Work required -> Take the lines beginning with the one that contains "Convert this chart to Bokeh code." and ending with the one that contains "top_line_y = n - 1 + 32.7 / PX_Y", and set them down exactly. Omit all pictures.

Information supplied ->
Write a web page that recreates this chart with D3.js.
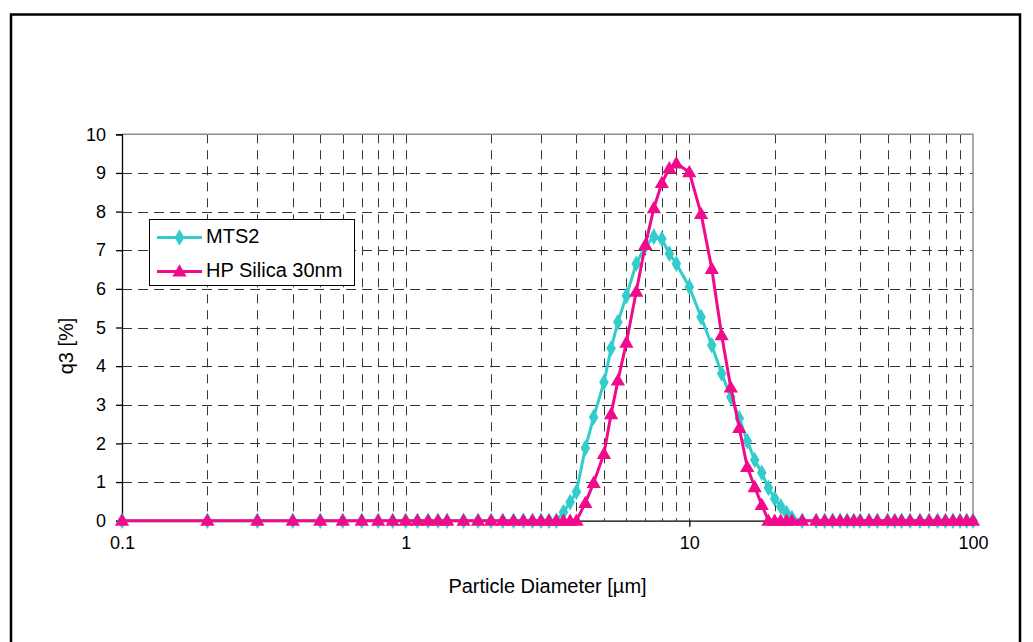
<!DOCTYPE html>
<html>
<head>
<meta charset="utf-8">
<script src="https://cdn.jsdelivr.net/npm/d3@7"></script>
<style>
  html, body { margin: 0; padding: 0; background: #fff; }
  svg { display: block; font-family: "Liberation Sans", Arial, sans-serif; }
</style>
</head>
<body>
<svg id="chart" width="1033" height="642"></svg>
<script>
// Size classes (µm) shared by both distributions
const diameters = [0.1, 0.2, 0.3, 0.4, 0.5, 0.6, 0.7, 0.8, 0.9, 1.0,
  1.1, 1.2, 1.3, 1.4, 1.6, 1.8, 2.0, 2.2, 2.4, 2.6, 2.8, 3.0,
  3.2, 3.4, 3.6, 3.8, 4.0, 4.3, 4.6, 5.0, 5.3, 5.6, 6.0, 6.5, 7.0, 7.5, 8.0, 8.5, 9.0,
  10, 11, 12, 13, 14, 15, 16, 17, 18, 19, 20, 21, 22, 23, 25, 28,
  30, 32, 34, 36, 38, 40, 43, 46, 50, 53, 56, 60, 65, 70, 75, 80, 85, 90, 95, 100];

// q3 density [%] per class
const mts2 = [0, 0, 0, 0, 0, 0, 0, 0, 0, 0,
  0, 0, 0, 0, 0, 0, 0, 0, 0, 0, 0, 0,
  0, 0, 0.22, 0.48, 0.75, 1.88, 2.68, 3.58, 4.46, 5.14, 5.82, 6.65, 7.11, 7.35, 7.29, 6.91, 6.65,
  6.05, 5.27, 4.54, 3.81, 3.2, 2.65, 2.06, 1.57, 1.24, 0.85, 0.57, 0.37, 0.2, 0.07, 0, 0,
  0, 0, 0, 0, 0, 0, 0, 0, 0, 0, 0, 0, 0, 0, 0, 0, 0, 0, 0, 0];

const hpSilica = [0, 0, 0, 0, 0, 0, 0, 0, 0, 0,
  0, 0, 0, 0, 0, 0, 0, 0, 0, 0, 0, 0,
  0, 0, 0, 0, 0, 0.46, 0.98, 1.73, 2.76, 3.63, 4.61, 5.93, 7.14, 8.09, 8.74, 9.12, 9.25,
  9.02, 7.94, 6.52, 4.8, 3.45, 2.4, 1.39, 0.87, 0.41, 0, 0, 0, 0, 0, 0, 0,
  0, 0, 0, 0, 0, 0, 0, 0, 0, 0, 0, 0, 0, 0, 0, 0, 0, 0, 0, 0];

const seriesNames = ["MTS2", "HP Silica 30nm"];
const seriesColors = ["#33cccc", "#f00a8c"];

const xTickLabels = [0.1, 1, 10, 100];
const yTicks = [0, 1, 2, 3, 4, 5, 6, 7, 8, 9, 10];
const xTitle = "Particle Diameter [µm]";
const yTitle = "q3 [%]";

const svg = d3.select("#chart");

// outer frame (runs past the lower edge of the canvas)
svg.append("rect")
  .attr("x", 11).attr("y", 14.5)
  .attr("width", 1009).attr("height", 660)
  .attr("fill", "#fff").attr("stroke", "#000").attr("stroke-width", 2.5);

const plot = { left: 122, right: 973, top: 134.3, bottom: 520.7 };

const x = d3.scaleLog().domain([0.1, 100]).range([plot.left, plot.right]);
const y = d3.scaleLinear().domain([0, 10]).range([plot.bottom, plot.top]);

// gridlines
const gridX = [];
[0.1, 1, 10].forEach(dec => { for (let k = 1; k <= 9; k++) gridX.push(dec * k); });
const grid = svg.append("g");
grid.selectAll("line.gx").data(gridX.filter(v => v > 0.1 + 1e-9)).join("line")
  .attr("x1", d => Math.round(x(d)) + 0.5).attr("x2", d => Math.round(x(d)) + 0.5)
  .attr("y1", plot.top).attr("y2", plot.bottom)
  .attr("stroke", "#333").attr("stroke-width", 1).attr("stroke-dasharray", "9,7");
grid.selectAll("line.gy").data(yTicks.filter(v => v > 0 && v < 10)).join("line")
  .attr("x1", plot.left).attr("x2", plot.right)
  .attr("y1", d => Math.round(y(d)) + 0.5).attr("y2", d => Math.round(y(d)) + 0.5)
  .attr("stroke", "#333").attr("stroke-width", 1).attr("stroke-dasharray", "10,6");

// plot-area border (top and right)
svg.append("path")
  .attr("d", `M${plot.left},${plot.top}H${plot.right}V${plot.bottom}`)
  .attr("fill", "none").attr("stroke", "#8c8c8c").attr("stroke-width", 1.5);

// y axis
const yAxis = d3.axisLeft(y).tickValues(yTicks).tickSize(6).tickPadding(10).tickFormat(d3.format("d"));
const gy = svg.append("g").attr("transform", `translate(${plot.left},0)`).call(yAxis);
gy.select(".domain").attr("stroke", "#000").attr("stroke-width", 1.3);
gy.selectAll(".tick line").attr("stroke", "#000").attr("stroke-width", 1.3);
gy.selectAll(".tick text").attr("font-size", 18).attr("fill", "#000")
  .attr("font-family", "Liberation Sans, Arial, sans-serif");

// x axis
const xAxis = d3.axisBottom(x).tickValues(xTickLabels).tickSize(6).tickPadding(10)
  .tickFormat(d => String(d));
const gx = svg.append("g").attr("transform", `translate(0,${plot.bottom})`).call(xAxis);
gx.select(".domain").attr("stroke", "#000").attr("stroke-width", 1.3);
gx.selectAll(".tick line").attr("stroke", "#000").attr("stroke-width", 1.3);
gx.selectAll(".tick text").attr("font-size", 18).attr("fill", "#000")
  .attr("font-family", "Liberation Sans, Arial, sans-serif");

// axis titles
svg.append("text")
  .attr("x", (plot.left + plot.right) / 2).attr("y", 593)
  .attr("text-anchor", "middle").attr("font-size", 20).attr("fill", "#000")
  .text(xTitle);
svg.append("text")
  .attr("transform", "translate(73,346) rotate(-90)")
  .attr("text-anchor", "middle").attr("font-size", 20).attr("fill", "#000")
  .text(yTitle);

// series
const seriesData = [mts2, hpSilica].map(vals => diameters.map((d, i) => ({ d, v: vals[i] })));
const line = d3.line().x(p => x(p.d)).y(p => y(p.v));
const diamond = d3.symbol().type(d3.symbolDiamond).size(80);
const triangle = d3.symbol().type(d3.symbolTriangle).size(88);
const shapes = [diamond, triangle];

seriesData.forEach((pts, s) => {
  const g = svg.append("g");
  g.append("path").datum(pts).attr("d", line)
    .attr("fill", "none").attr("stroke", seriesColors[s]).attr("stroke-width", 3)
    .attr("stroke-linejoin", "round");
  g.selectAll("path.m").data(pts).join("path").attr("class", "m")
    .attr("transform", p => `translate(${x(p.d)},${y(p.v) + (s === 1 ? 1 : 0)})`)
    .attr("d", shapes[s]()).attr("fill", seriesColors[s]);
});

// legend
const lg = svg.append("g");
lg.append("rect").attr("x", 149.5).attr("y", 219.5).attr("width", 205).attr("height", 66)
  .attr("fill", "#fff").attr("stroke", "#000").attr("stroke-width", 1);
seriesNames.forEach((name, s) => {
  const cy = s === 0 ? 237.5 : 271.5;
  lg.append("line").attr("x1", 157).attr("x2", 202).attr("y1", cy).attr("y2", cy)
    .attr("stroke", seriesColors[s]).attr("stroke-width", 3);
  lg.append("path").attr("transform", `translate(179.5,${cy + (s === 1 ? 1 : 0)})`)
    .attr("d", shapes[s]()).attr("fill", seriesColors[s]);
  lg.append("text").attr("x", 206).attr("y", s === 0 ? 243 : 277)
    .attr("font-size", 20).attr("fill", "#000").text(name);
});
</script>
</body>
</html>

---

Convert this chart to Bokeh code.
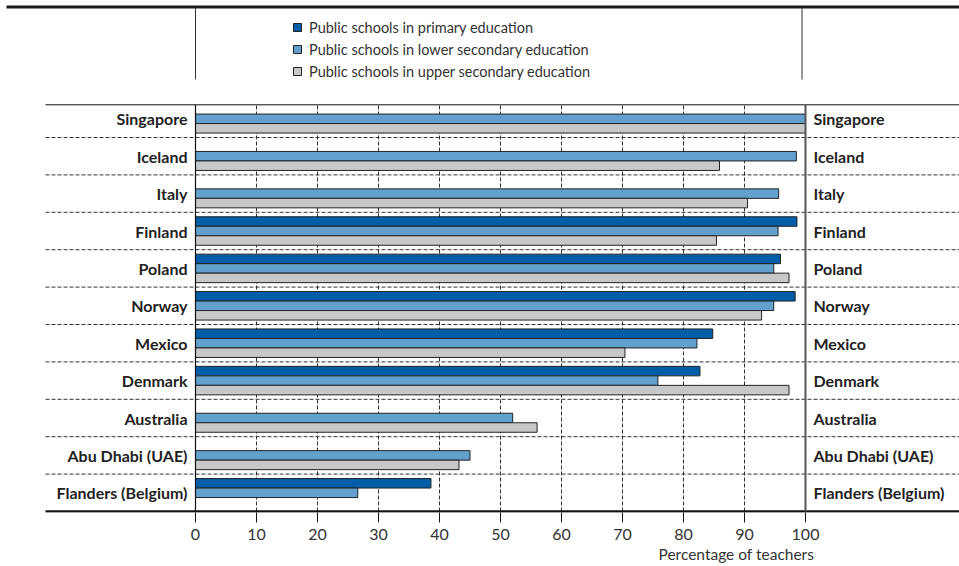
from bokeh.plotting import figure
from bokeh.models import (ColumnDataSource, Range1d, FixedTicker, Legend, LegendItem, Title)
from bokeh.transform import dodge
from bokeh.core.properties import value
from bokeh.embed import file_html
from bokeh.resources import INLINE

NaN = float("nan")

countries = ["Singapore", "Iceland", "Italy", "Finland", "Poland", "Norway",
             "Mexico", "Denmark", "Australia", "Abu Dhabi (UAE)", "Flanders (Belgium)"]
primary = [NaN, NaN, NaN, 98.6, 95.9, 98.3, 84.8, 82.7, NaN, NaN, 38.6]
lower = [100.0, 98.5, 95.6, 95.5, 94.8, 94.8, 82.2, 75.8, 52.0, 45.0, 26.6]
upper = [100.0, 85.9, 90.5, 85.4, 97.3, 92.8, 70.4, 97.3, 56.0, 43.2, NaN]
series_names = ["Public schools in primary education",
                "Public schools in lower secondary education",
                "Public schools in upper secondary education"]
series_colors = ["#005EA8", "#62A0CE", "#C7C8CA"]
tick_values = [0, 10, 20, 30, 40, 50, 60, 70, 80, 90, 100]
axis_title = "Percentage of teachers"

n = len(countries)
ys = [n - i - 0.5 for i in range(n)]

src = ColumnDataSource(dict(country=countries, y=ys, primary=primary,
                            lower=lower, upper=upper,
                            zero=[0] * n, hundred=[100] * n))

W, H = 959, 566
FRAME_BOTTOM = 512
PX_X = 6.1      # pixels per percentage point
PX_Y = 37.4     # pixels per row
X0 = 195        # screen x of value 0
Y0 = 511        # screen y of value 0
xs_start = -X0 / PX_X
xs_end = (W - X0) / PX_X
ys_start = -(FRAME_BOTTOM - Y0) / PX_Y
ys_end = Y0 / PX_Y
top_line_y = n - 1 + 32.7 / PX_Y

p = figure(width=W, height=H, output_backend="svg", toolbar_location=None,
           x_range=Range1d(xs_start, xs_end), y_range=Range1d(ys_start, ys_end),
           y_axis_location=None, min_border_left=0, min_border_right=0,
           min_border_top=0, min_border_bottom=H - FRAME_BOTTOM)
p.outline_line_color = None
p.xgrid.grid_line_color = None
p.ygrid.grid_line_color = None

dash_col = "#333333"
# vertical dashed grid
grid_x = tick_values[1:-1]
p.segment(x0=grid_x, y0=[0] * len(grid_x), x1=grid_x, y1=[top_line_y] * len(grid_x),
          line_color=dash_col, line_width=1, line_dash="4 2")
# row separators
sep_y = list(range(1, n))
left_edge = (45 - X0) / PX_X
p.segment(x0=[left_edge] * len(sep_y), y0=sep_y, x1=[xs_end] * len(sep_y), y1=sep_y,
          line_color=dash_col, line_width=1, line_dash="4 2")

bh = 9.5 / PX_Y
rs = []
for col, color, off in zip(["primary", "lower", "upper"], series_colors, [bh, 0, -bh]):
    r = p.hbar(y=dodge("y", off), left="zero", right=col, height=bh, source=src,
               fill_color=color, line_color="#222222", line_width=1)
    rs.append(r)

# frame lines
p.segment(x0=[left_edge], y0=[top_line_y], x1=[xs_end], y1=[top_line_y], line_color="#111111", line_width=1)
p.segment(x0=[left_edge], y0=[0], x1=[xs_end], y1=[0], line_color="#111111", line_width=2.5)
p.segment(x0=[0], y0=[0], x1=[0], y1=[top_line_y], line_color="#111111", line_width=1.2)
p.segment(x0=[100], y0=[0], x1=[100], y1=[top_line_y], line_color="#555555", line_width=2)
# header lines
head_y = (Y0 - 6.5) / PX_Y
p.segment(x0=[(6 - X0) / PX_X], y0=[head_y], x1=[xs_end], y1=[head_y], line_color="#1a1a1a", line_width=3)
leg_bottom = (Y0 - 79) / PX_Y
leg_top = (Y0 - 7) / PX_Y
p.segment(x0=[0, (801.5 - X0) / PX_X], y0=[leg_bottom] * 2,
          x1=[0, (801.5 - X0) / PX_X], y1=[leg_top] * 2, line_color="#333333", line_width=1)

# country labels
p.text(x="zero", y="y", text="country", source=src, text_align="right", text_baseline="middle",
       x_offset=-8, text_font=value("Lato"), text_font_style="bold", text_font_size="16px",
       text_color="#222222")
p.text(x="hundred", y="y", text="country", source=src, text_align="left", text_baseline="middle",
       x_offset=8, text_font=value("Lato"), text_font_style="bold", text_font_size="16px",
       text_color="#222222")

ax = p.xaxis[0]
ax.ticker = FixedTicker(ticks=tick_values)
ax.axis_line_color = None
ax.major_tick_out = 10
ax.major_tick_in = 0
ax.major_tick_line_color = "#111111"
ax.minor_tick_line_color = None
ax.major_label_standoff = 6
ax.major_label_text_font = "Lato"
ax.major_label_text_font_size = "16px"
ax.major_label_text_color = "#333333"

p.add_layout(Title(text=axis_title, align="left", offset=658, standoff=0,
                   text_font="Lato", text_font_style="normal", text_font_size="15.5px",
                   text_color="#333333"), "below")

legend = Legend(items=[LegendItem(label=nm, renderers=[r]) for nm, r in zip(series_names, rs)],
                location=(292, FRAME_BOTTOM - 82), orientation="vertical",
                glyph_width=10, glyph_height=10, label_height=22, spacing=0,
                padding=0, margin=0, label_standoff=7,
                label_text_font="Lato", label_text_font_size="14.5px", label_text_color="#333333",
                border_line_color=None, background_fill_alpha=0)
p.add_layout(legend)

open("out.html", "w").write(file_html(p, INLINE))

Result of the task ->
Convert this chart to Bokeh code.
from bokeh.plotting import figure
from bokeh.models import (ColumnDataSource, Range1d, FixedTicker, Legend, LegendItem, Title)
from bokeh.transform import dodge
from bokeh.core.properties import value
from bokeh.embed import file_html
from bokeh.resources import INLINE

NaN = float("nan")

countries = ["Singapore", "Iceland", "Italy", "Finland", "Poland", "Norway",
             "Mexico", "Denmark", "Australia", "Abu Dhabi (UAE)", "Flanders (Belgium)"]
primary = [NaN, NaN, NaN, 98.6, 95.9, 98.3, 84.8, 82.7, NaN, NaN, 38.6]
lower = [100.0, 98.5, 95.6, 95.5, 94.8, 94.8, 82.2, 75.8, 52.0, 45.0, 26.6]
upper = [100.0, 85.9, 90.5, 85.4, 97.3, 92.8, 70.4, 97.3, 56.0, 43.2, NaN]
series_names = ["Public schools in primary education",
                "Public schools in lower secondary education",
                "Public schools in upper secondary education"]
series_colors = ["#005EA8", "#62A0CE", "#C7C8CA"]
tick_values = [0, 10, 20, 30, 40, 50, 60, 70, 80, 90, 100]
axis_title = "Percentage of teachers"

n = len(countries)
ys = [n - i - 0.5 for i in range(n)]

src = ColumnDataSource(dict(country=countries, y=ys, primary=primary,
                            lower=lower, upper=upper,
                            zero=[0] * n, hundred=[100] * n))

W, H = 959, 566
FRAME_BOTTOM = 512
PX_X = 6.1      # pixels per percentage point
PX_Y = 37.4     # pixels per row
X0 = 195        # screen x of value 0
Y0 = 511        # screen y of value 0
xs_start = -X0 / PX_X
xs_end = (W - X0) / PX_X
ys_start = -(FRAME_BOTTOM - Y0) / PX_Y
ys_end = Y0 / PX_Y
top_line_y = n - 1 + 32.7 / PX_Y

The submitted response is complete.